» **TASK GOAL**: Nothing but the lines from the line that contains "Write the matplotlib code for this chart." through the line that contains "9.5e-6, 2.9e-6, 1.0e-6]" should appear in the output, each reproduced exactly.

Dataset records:

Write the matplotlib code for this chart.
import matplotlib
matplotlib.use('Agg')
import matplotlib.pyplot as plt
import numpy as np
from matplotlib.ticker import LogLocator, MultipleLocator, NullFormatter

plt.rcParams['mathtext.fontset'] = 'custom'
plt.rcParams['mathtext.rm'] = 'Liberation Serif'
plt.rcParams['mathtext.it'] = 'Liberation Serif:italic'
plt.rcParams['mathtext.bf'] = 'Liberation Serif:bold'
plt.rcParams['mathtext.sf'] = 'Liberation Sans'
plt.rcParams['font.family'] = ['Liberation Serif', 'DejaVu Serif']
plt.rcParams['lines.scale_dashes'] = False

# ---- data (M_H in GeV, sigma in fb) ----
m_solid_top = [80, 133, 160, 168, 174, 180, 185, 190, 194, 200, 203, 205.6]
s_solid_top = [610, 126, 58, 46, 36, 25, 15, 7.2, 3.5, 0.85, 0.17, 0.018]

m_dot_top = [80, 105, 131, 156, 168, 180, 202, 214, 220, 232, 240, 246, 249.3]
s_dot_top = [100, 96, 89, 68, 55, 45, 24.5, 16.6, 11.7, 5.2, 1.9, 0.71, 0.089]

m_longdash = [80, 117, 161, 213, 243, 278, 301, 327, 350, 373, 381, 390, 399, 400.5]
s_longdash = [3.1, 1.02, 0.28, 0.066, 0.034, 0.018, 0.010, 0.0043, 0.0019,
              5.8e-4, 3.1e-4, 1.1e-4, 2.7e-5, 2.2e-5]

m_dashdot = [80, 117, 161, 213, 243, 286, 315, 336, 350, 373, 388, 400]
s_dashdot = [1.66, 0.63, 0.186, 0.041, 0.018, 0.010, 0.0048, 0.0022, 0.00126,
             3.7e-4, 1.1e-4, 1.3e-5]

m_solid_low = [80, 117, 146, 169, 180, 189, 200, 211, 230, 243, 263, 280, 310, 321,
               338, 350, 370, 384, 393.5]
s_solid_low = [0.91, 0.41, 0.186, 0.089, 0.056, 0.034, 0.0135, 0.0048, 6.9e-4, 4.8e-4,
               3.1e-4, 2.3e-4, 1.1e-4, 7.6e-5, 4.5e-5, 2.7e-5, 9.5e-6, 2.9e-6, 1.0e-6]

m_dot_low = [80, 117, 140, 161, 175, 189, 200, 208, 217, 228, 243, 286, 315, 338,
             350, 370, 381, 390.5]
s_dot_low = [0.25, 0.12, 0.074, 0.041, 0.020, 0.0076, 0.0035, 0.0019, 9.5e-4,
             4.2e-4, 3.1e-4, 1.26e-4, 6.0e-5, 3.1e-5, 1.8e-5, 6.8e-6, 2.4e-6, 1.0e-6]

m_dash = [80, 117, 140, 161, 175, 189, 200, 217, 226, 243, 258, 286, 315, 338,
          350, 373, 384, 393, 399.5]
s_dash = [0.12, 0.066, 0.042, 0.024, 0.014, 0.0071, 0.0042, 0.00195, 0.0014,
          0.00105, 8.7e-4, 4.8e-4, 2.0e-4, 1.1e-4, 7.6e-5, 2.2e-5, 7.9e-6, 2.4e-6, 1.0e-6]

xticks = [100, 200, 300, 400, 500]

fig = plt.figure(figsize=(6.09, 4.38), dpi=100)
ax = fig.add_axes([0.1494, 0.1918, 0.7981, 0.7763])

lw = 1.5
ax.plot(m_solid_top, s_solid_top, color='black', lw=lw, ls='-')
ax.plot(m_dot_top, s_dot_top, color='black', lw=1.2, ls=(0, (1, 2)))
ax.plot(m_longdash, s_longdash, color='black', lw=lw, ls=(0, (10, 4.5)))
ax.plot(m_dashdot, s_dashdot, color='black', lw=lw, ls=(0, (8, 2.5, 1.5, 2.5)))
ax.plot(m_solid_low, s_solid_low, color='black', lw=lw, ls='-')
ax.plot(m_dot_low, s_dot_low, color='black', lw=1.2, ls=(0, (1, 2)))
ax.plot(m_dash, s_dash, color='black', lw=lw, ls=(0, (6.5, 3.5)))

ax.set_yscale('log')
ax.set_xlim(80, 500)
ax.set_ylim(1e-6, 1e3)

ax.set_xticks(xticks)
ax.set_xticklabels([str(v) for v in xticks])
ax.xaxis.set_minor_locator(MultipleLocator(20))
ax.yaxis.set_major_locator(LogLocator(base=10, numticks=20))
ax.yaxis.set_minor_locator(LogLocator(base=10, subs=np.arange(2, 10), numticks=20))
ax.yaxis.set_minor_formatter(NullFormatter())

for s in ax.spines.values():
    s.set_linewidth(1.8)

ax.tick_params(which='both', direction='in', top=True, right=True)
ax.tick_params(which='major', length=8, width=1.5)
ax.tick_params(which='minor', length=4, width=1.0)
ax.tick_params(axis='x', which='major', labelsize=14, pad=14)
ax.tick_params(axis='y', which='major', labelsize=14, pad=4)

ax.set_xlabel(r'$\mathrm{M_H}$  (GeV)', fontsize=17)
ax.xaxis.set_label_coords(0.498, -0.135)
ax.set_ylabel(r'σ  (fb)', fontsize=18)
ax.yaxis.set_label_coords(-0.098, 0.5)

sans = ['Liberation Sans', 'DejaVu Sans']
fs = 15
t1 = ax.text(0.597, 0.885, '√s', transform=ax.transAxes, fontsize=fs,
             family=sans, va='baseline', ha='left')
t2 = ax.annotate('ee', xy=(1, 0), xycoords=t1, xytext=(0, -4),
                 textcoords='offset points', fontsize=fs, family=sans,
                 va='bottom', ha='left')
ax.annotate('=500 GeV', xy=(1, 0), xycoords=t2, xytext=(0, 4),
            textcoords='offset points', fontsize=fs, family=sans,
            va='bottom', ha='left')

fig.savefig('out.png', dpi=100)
==
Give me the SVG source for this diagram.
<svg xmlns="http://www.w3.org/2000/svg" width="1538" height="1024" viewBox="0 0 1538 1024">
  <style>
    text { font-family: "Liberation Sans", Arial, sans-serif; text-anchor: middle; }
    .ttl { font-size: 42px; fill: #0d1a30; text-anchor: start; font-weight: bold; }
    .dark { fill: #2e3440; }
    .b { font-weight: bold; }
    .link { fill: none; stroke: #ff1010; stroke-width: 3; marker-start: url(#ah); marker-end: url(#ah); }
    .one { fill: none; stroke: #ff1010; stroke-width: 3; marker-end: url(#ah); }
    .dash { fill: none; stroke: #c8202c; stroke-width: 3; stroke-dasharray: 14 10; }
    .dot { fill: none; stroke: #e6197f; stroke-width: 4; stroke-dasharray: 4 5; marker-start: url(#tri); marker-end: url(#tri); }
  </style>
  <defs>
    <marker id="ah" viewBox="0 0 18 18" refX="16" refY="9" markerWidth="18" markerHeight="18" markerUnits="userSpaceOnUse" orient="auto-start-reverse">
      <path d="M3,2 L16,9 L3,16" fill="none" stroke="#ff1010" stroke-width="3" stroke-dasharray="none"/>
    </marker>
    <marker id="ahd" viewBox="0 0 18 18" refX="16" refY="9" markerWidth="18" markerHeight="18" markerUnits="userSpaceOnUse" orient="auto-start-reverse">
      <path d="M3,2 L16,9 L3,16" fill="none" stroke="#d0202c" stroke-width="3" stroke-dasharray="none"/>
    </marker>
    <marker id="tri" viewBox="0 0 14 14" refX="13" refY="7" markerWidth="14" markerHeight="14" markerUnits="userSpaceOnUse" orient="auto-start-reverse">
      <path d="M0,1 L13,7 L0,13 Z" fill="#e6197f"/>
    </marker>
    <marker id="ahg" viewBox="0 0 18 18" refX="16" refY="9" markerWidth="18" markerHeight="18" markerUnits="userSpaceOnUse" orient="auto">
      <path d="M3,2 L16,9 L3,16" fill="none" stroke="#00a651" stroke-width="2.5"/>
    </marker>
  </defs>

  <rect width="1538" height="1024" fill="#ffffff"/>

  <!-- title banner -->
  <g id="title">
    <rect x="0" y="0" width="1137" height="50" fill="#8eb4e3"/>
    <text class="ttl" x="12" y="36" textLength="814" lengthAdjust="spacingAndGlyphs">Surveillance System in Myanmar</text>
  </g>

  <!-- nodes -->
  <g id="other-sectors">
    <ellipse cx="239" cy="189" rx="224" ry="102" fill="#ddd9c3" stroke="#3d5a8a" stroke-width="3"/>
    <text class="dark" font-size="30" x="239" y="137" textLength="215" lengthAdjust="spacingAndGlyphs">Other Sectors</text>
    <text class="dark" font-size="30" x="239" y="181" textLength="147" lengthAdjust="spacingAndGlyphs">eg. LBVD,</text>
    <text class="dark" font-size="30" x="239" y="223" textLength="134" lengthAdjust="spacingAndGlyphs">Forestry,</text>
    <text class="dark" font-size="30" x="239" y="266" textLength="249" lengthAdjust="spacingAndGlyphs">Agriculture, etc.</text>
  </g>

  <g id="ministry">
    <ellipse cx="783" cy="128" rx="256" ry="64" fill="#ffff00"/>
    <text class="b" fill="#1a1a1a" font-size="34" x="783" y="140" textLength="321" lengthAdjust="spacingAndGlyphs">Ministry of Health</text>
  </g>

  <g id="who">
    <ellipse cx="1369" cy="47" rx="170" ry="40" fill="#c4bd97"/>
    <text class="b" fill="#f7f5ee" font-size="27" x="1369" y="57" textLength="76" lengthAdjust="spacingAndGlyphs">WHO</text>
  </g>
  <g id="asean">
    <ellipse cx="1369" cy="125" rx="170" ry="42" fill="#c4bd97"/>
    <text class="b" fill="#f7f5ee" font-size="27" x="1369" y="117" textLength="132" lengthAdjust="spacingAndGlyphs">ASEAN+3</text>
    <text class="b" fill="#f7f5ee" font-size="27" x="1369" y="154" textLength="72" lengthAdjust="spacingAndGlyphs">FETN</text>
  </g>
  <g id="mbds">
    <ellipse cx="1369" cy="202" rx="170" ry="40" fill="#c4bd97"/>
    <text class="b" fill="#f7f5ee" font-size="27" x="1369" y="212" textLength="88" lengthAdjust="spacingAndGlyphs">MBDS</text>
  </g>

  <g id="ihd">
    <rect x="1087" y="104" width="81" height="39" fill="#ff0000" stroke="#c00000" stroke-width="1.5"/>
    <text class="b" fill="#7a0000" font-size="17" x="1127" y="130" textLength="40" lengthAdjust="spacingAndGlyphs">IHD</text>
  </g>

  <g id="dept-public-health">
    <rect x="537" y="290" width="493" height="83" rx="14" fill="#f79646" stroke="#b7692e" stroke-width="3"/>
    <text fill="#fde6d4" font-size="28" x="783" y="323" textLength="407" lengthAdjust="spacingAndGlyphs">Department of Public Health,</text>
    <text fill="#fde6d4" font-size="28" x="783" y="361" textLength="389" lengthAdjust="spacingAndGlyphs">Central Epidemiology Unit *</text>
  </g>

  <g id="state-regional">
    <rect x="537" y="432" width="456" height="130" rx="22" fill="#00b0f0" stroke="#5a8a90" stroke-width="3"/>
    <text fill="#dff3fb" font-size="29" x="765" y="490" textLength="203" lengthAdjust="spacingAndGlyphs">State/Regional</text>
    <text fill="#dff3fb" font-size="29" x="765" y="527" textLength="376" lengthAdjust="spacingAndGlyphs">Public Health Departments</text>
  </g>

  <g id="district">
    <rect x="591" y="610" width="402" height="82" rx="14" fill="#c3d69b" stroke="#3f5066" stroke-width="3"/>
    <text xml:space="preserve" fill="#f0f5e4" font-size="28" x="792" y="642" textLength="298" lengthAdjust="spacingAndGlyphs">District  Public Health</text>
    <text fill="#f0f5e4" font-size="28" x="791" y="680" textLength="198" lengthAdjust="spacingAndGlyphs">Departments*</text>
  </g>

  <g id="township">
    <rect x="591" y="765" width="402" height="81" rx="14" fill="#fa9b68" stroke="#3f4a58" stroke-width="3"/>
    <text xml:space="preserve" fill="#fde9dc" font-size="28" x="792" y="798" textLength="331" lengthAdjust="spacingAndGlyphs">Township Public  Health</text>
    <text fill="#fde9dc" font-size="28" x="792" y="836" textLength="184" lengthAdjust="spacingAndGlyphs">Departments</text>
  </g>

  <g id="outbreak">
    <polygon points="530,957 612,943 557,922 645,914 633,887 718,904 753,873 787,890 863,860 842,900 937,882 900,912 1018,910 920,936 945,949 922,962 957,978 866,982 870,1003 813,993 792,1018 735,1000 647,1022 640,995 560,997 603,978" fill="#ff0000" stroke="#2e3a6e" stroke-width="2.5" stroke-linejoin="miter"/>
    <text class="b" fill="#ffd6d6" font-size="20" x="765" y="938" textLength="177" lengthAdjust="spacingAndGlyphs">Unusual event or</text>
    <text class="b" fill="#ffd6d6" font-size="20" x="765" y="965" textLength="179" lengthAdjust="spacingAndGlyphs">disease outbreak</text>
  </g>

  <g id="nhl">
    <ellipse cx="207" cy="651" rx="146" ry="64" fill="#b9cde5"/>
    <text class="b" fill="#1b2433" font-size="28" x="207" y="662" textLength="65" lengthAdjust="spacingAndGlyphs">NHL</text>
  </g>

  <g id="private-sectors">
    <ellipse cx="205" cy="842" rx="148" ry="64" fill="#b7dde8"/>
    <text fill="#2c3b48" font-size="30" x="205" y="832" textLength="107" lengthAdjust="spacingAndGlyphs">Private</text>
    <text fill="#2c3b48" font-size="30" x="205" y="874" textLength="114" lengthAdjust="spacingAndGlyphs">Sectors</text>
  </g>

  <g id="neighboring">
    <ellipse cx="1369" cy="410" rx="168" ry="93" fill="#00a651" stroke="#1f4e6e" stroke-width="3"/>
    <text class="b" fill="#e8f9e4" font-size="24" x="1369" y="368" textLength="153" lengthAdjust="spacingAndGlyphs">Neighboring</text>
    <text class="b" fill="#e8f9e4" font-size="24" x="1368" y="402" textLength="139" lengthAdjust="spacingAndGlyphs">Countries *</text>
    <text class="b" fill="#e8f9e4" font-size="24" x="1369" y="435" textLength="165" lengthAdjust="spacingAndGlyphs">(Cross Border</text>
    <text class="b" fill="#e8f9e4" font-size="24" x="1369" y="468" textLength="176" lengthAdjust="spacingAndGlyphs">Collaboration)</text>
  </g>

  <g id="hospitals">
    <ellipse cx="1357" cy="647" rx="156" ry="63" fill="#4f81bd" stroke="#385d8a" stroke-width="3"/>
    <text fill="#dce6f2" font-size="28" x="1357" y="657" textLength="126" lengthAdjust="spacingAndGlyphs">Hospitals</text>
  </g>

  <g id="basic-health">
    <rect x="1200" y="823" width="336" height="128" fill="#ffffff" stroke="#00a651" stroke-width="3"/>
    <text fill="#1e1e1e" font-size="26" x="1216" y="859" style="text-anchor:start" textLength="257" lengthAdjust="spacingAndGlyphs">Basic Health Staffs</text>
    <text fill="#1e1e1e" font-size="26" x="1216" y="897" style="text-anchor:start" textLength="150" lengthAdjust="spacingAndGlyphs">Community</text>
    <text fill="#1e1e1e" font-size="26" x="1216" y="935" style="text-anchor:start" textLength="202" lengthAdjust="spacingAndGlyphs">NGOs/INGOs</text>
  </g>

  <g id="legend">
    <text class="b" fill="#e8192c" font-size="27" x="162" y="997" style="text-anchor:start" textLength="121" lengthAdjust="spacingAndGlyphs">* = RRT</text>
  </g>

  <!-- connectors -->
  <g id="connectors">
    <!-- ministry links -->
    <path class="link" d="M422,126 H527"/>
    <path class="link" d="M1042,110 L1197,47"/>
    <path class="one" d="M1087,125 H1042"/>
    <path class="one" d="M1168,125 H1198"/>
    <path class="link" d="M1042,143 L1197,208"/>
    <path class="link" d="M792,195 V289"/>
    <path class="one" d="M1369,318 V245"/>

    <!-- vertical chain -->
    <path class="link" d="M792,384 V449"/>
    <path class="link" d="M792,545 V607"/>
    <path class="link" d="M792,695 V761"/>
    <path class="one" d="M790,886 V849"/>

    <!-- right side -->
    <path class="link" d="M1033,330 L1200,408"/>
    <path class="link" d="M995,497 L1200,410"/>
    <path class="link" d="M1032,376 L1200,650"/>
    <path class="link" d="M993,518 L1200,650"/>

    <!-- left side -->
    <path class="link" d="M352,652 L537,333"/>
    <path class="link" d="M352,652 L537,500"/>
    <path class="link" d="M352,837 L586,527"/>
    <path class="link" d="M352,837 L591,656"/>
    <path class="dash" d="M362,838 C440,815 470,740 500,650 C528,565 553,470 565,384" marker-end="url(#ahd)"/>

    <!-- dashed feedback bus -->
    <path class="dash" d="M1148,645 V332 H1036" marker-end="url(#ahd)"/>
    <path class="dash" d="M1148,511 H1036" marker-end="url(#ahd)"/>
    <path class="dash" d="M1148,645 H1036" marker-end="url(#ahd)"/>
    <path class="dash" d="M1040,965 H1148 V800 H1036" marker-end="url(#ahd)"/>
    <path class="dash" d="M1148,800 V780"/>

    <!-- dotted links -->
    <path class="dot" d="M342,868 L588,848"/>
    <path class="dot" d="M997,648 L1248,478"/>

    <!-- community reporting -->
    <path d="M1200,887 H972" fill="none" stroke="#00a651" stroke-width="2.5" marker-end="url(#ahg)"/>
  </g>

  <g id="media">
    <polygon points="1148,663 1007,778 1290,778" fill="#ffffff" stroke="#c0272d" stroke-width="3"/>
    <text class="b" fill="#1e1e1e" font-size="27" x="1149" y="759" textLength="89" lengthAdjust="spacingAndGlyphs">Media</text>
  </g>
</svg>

» **FINISHED EXERCISE**:
Write the matplotlib code for this chart.
import matplotlib
matplotlib.use('Agg')
import matplotlib.pyplot as plt
import numpy as np
from matplotlib.ticker import LogLocator, MultipleLocator, NullFormatter

plt.rcParams['mathtext.fontset'] = 'custom'
plt.rcParams['mathtext.rm'] = 'Liberation Serif'
plt.rcParams['mathtext.it'] = 'Liberation Serif:italic'
plt.rcParams['mathtext.bf'] = 'Liberation Serif:bold'
plt.rcParams['mathtext.sf'] = 'Liberation Sans'
plt.rcParams['font.family'] = ['Liberation Serif', 'DejaVu Serif']
plt.rcParams['lines.scale_dashes'] = False

# ---- data (M_H in GeV, sigma in fb) ----
m_solid_top = [80, 133, 160, 168, 174, 180, 185, 190, 194, 200, 203, 205.6]
s_solid_top = [610, 126, 58, 46, 36, 25, 15, 7.2, 3.5, 0.85, 0.17, 0.018]

m_dot_top = [80, 105, 131, 156, 168, 180, 202, 214, 220, 232, 240, 246, 249.3]
s_dot_top = [100, 96, 89, 68, 55, 45, 24.5, 16.6, 11.7, 5.2, 1.9, 0.71, 0.089]

m_longdash = [80, 117, 161, 213, 243, 278, 301, 327, 350, 373, 381, 390, 399, 400.5]
s_longdash = [3.1, 1.02, 0.28, 0.066, 0.034, 0.018, 0.010, 0.0043, 0.0019,
              5.8e-4, 3.1e-4, 1.1e-4, 2.7e-5, 2.2e-5]

m_dashdot = [80, 117, 161, 213, 243, 286, 315, 336, 350, 373, 388, 400]
s_dashdot = [1.66, 0.63, 0.186, 0.041, 0.018, 0.010, 0.0048, 0.0022, 0.00126,
             3.7e-4, 1.1e-4, 1.3e-5]

m_solid_low = [80, 117, 146, 169, 180, 189, 200, 211, 230, 243, 263, 280, 310, 321,
               338, 350, 370, 384, 393.5]
s_solid_low = [0.91, 0.41, 0.186, 0.089, 0.056, 0.034, 0.0135, 0.0048, 6.9e-4, 4.8e-4,
               3.1e-4, 2.3e-4, 1.1e-4, 7.6e-5, 4.5e-5, 2.7e-5, 9.5e-6, 2.9e-6, 1.0e-6]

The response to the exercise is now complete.